Last Saturday, I visited a Western art show that I've participated in a few times but, for the most part, I just visit to see what's new, talk with the artists I know (especially those I don't see any other time) and to try to get a feeling of what's selling and what isn't.
My own art has been evolving over the years, especially when it comes to my slowly increasing knowledge of how the Old Masters worked. One thing I've learned is the concept of selective focus. This idea first came to me by way of artist Virgil Elliot who pointed out how the Old Masters tended to paint a small area with sharp edges while softening or blurring the rest of the edges. This partly makes the viewer want to look at the sharper area (which is often the center of interest) and also actually makes the image look more realistic. After all, whatever we look at directly appears the sharpest to us while the rest of the view falls into our peripheral vision, where edges are -- guess what? -- less sharp. Next time you're in an art museum, look at some Old Master paintings and see what I mean.
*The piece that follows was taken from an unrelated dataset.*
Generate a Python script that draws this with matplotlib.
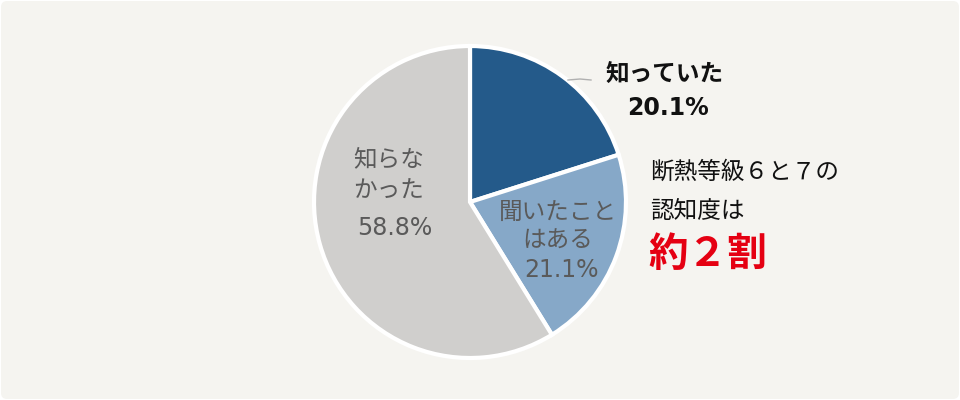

Selective focus popped into my head a lot while I was looking at the paintings at the show. Except for watercolor paintings where everything was a little blurry, most paintings had lots of details which were uniformly sharp from side to side and top to bottom. Even distant features in the paintings seemed sharp. In short, the artworks seems to possess a sort of hyper-realism: realism that somehow wasn't. The paintings were sharper than photographs.
Another related thing I've learned over the years: it isn't necessarily hard to develop the technical skill to render objects realistically. But it IS harder to put some thought into one's art that raises it above the commonplace.